2023 Kutupalong refugee camp fire
- Date: 5 March 2023
- Location: Kutupalong refugee camp, Bangladesh; 21°11′02″N 92°09′22″E﻿ / ﻿21.184°N 92.156°E;

= 2023 Kutupalong refugee camp fire =

Incident in Bangladesh

On 5 March 2023, a fire began in the Kutupalong refugee camp in southeast Bangladesh, resulting in the destruction of more than 2,000 shelters and the displacement of 12,000 refugees.

== Background ==
The Kutupalong refugee camp is considered the world's largest refugee camp, sheltering Rohingya refugees from Myanmar.
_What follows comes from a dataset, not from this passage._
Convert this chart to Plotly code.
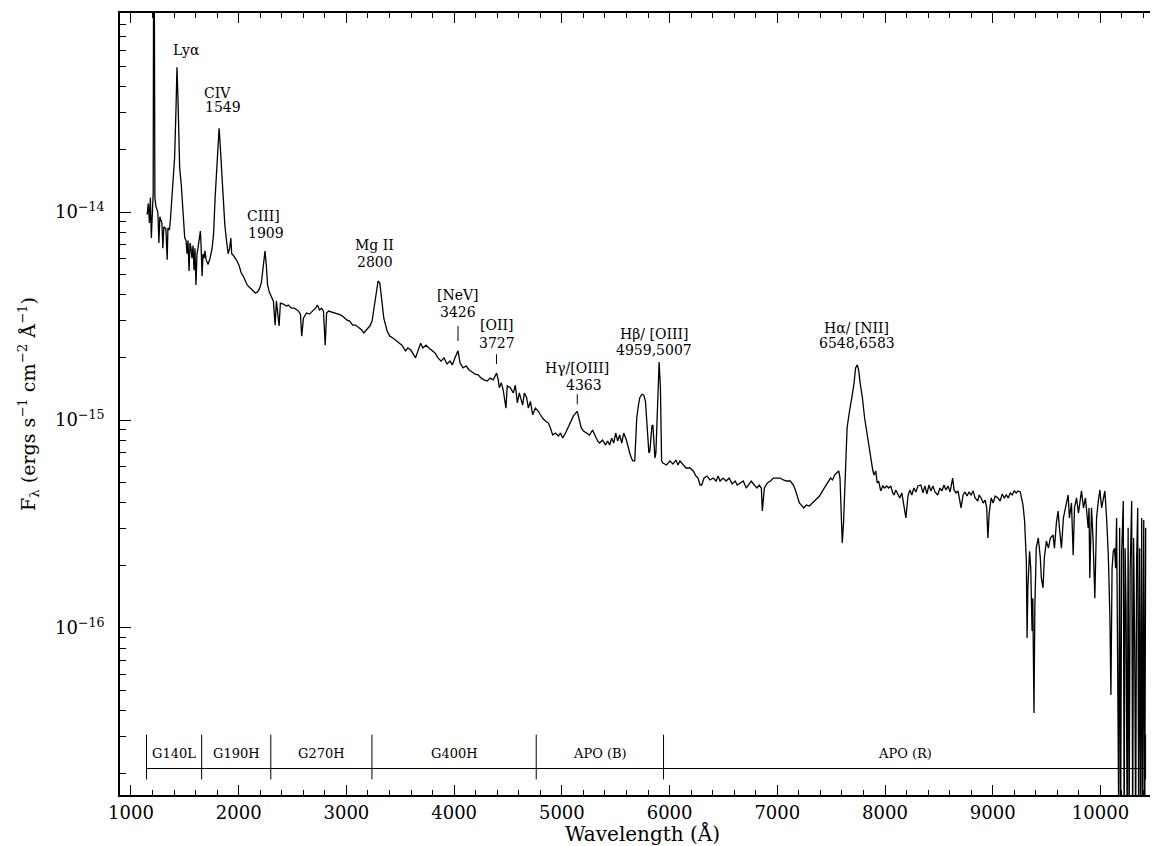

Between January 2021 and December 2022, there were more than 222 fire incidents in the camp, including 60 incidents of arson.

== Fire ==
The fire began on 5 March 2023 at 2.45 pm in the Balukhali camp in Cox's Bazar, destroying more than 2,000 shelters, many made of bamboo and tarpaulin, after spreading through gas cylinders in kitchens. Volunteers and local firefighting services brought the fire under control within three hours.

== Impact ==
No casualties were reported. More than 12,000 refugees from Myanmar were left without shelter due to the fire. 35 mosques and 21 learning centres for refugees were also destroyed.